Available records →
— begin —

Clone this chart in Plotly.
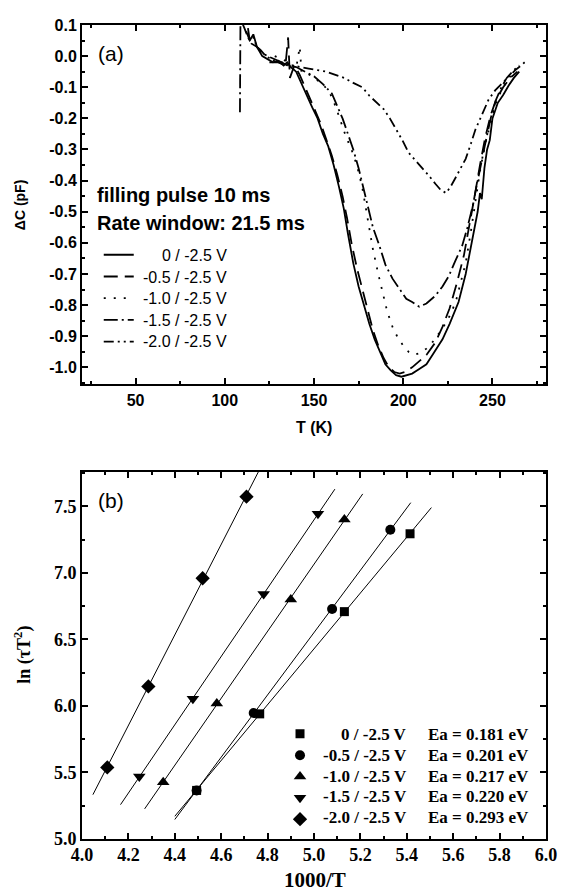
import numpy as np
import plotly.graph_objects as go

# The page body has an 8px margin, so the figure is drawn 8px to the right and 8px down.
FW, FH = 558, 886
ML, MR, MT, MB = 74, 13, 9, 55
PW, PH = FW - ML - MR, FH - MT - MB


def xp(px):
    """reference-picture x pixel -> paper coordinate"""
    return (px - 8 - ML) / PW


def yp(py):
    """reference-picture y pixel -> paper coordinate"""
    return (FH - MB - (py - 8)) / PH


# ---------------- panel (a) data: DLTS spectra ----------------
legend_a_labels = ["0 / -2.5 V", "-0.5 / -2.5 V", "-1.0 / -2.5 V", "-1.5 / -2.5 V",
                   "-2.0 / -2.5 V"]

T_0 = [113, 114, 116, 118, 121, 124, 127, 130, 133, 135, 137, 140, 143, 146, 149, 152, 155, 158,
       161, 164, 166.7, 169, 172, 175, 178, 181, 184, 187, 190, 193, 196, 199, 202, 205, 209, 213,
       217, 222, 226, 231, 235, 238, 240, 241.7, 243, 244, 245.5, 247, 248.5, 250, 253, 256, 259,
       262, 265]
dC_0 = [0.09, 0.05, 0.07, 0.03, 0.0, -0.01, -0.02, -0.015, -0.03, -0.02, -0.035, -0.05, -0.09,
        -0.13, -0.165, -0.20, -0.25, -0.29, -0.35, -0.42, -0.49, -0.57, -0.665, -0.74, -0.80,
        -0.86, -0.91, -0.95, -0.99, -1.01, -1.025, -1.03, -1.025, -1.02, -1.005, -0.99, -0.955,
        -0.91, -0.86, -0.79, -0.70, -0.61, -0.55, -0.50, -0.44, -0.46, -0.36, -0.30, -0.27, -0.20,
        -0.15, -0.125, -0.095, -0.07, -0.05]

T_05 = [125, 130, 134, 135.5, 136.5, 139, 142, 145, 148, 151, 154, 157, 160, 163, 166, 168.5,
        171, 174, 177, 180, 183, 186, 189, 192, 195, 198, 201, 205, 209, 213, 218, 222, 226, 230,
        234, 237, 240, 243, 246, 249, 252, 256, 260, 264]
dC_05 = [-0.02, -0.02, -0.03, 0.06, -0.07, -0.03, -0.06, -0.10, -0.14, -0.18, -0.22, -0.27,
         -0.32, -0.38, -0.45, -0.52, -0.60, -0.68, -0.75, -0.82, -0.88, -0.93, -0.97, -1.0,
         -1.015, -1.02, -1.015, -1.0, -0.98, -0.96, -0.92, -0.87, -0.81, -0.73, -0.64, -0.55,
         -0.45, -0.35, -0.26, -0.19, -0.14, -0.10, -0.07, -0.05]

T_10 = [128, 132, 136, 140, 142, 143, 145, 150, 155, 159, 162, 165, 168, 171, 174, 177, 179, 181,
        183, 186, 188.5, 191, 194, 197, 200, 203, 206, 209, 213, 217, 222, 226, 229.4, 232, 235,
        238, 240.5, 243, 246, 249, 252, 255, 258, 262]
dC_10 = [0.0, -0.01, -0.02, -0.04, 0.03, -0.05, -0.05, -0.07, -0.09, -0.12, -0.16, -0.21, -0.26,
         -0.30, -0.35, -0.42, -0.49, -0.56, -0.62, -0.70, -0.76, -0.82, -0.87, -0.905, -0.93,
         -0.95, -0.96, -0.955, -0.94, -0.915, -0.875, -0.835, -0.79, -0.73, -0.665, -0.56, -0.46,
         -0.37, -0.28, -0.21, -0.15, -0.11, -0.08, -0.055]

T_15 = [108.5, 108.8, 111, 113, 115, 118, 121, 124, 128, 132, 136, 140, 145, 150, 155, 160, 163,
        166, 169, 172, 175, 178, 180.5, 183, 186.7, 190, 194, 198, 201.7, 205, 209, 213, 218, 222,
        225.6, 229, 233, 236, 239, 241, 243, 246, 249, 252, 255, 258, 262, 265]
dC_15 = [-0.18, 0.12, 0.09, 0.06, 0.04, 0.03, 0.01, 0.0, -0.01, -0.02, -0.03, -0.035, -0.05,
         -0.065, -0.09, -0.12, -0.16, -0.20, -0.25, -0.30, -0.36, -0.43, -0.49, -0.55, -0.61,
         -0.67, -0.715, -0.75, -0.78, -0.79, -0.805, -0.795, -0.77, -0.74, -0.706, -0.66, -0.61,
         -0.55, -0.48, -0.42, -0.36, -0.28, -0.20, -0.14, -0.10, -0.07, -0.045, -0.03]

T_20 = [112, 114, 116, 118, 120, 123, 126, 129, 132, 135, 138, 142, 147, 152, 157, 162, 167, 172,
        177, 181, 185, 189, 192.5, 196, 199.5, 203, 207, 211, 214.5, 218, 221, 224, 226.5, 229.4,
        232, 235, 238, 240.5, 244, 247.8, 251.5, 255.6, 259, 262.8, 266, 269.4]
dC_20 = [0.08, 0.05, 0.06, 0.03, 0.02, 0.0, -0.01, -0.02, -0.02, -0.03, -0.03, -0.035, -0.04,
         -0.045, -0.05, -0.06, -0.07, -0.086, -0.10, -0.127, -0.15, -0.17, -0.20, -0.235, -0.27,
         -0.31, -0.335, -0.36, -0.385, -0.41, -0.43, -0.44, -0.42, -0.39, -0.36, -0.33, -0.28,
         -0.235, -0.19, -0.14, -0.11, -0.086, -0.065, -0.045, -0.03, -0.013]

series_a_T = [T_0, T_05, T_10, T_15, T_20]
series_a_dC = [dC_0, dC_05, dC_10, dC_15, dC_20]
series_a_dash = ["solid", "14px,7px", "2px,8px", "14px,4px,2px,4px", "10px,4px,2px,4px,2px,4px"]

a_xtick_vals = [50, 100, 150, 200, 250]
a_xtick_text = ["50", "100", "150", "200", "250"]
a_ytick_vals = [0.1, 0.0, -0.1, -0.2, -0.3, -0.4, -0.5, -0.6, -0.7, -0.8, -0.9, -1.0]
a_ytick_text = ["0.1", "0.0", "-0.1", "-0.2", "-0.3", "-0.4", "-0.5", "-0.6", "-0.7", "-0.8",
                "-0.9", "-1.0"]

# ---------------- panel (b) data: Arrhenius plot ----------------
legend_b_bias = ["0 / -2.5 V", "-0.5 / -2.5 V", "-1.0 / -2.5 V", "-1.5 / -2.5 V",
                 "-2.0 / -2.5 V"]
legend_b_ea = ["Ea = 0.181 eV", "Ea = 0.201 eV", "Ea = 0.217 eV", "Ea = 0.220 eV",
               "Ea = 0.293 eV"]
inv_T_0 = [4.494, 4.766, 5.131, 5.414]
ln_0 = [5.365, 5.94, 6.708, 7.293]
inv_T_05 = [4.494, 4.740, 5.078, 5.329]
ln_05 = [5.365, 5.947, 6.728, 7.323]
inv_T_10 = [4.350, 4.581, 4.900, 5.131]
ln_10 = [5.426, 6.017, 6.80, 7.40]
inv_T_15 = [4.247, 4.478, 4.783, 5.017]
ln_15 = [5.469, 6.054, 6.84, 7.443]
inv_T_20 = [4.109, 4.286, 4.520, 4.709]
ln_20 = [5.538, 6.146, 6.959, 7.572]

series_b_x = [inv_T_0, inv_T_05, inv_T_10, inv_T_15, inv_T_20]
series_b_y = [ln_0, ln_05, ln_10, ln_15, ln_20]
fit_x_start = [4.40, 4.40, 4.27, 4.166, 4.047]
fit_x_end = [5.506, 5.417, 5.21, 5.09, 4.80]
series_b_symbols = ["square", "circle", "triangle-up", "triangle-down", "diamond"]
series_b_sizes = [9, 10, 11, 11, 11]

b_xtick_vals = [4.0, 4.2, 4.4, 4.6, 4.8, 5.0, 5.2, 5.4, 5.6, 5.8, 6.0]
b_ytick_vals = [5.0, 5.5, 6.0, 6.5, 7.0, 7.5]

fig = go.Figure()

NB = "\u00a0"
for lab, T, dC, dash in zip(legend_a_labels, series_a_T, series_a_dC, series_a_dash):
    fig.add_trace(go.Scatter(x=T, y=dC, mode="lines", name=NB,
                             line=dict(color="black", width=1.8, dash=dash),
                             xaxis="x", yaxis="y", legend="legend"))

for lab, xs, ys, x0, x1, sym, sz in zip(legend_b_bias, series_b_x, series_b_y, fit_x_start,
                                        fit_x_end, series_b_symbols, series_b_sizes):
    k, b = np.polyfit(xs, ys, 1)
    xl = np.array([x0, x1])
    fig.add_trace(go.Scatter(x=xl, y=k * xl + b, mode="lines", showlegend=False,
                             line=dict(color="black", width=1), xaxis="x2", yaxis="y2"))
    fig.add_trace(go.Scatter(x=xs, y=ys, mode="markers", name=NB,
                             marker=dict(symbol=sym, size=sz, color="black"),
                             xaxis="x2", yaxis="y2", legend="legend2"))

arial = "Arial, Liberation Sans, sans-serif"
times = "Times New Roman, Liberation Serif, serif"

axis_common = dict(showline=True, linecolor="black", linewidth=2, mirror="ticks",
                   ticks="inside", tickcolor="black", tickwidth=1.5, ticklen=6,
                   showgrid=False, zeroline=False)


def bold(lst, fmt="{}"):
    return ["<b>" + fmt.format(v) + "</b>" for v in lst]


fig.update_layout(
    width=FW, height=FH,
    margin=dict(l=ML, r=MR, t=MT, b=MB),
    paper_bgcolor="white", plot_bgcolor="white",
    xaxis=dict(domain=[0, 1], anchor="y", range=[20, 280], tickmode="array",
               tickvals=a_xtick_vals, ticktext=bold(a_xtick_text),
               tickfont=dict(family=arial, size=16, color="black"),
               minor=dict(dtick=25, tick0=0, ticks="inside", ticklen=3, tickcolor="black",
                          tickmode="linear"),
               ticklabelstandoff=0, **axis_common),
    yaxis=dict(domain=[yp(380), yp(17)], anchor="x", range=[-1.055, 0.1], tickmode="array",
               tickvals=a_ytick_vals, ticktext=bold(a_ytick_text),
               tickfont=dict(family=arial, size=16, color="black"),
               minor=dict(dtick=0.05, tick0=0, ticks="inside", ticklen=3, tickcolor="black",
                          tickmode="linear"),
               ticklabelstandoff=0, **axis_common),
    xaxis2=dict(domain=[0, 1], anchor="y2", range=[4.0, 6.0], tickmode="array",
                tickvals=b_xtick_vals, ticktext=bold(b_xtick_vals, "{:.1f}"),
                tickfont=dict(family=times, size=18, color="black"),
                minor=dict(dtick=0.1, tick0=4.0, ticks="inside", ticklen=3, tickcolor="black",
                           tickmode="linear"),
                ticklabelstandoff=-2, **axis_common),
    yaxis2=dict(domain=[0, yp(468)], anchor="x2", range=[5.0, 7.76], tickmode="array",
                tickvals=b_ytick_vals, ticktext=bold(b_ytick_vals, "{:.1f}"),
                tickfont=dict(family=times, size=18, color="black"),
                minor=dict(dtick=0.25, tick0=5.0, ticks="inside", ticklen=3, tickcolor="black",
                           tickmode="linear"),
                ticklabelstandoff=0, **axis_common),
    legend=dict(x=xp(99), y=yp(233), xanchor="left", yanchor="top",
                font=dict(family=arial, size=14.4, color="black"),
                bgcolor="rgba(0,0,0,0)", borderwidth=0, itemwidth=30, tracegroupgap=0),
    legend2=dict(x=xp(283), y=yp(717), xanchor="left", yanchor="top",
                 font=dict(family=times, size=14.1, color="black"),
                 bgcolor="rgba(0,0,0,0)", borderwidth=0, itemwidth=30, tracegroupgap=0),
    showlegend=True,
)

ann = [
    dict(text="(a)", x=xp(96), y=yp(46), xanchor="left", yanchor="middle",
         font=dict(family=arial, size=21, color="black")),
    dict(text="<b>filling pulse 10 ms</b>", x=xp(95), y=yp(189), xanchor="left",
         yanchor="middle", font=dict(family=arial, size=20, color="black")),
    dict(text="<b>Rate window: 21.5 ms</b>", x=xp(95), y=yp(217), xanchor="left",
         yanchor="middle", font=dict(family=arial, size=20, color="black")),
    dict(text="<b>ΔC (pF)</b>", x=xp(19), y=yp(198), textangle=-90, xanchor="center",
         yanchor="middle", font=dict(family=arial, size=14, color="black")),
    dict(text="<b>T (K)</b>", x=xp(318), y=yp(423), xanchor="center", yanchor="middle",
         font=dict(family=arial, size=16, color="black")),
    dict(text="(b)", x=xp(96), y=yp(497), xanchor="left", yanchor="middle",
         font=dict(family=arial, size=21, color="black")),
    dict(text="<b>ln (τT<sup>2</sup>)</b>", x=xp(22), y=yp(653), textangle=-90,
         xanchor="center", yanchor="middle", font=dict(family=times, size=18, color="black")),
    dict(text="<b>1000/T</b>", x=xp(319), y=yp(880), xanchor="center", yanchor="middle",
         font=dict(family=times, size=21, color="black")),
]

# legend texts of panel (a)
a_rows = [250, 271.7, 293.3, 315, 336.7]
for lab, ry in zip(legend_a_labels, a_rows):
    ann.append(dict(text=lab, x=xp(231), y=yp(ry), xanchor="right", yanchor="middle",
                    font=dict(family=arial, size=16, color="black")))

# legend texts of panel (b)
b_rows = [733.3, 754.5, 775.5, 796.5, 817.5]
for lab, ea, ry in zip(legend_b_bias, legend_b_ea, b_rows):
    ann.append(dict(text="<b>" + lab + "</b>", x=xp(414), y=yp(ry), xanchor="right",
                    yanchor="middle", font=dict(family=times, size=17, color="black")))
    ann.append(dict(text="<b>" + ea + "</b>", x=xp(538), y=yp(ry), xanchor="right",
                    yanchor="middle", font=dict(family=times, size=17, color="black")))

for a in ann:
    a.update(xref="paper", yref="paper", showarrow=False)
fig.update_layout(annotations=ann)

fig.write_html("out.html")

— end —
— begin —

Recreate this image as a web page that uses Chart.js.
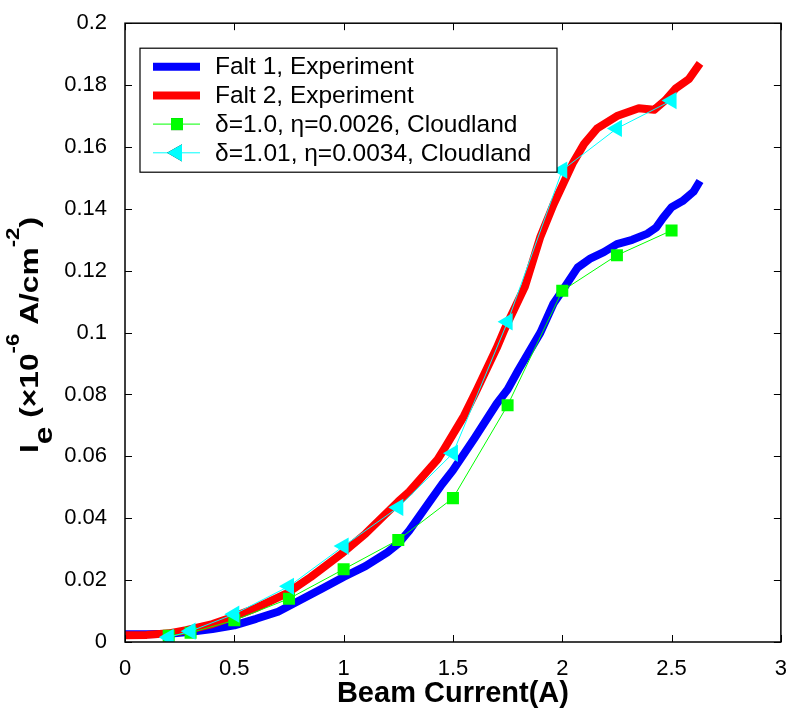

— end —
— begin —

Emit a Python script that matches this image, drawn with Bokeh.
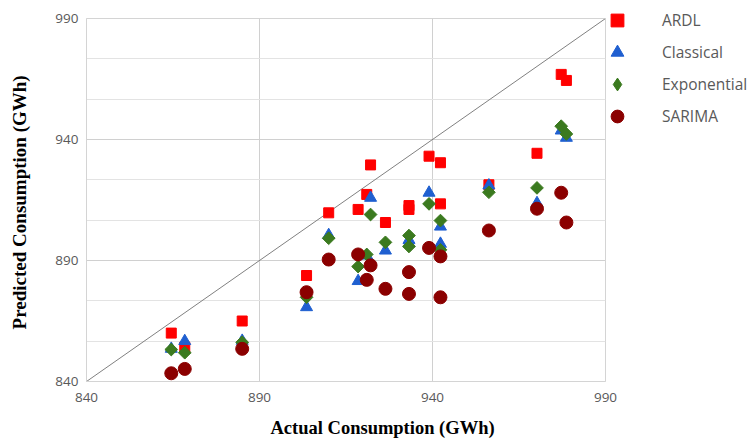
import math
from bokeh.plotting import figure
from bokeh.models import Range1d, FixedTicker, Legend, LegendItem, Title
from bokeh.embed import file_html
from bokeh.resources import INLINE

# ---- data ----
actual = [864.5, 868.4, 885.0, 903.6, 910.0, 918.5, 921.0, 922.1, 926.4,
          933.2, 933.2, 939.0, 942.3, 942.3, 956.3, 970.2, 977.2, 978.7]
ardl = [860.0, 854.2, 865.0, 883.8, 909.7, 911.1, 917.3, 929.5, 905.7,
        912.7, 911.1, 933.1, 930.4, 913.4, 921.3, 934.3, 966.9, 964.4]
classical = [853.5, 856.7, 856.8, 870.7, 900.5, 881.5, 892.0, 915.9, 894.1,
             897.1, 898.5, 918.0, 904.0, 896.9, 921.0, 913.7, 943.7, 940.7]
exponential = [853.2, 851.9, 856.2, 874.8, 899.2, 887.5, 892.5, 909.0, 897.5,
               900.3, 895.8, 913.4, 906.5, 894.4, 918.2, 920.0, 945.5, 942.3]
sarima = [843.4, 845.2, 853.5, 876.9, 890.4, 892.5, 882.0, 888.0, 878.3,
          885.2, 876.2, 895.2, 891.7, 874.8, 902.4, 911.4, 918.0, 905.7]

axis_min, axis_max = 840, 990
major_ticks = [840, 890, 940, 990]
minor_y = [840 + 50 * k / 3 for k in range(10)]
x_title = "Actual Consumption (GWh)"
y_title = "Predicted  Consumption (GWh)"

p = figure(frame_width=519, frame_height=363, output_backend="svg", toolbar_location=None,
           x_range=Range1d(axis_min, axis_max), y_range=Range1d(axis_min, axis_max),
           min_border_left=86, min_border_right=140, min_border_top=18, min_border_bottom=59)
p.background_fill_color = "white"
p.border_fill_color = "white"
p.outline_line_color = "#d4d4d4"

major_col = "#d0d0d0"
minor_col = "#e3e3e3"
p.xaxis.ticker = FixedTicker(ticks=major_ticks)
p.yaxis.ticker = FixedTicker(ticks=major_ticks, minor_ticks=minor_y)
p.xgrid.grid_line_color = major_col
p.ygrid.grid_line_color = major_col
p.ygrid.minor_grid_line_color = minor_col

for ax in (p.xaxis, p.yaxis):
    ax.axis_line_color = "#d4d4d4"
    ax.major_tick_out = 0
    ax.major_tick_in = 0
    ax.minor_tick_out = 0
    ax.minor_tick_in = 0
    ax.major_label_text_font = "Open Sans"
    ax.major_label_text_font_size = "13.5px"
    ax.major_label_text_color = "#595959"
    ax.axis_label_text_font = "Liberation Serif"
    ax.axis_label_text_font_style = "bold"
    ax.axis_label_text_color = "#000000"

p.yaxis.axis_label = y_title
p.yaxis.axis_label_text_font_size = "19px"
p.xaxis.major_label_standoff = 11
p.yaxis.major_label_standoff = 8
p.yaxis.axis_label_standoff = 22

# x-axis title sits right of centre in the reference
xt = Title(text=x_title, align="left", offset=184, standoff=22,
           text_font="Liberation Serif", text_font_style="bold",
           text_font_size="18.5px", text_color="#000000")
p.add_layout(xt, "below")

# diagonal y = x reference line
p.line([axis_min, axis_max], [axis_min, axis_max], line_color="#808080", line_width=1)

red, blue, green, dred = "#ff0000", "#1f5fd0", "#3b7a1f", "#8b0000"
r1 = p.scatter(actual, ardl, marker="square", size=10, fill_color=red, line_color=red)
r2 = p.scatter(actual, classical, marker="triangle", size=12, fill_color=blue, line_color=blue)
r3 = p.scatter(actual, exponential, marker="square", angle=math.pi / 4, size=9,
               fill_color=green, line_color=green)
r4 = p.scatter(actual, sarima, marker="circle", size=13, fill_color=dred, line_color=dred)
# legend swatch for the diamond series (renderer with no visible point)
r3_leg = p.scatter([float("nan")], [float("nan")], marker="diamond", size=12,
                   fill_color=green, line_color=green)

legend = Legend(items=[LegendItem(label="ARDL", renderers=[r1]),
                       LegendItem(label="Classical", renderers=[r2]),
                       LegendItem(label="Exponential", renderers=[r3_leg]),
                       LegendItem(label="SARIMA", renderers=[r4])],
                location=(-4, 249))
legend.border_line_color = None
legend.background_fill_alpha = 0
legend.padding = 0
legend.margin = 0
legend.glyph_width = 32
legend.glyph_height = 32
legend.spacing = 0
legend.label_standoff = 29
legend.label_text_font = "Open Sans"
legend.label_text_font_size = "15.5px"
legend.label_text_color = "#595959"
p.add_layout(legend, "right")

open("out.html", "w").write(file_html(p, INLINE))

— end —

From the listing above, restate verbatim the lines running from the one with "Emit a Python" through the one with "p.ygrid.minor_grid_line_color = minor_col", inclusive, but not the pictures.

Emit a Python script that matches this image, drawn with Bokeh.
import math
from bokeh.plotting import figure
from bokeh.models import Range1d, FixedTicker, Legend, LegendItem, Title
from bokeh.embed import file_html
from bokeh.resources import INLINE

# ---- data ----
actual = [864.5, 868.4, 885.0, 903.6, 910.0, 918.5, 921.0, 922.1, 926.4,
          933.2, 933.2, 939.0, 942.3, 942.3, 956.3, 970.2, 977.2, 978.7]
ardl = [860.0, 854.2, 865.0, 883.8, 909.7, 911.1, 917.3, 929.5, 905.7,
        912.7, 911.1, 933.1, 930.4, 913.4, 921.3, 934.3, 966.9, 964.4]
classical = [853.5, 856.7, 856.8, 870.7, 900.5, 881.5, 892.0, 915.9, 894.1,
             897.1, 898.5, 918.0, 904.0, 896.9, 921.0, 913.7, 943.7, 940.7]
exponential = [853.2, 851.9, 856.2, 874.8, 899.2, 887.5, 892.5, 909.0, 897.5,
               900.3, 895.8, 913.4, 906.5, 894.4, 918.2, 920.0, 945.5, 942.3]
sarima = [843.4, 845.2, 853.5, 876.9, 890.4, 892.5, 882.0, 888.0, 878.3,
          885.2, 876.2, 895.2, 891.7, 874.8, 902.4, 911.4, 918.0, 905.7]

axis_min, axis_max = 840, 990
major_ticks = [840, 890, 940, 990]
minor_y = [840 + 50 * k / 3 for k in range(10)]
x_title = "Actual Consumption (GWh)"
y_title = "Predicted  Consumption (GWh)"

p = figure(frame_width=519, frame_height=363, output_backend="svg", toolbar_location=None,
           x_range=Range1d(axis_min, axis_max), y_range=Range1d(axis_min, axis_max),
           min_border_left=86, min_border_right=140, min_border_top=18, min_border_bottom=59)
p.background_fill_color = "white"
p.border_fill_color = "white"
p.outline_line_color = "#d4d4d4"

major_col = "#d0d0d0"
minor_col = "#e3e3e3"
p.xaxis.ticker = FixedTicker(ticks=major_ticks)
p.yaxis.ticker = FixedTicker(ticks=major_ticks, minor_ticks=minor_y)
p.xgrid.grid_line_color = major_col
p.ygrid.grid_line_color = major_col
p.ygrid.minor_grid_line_color = minor_col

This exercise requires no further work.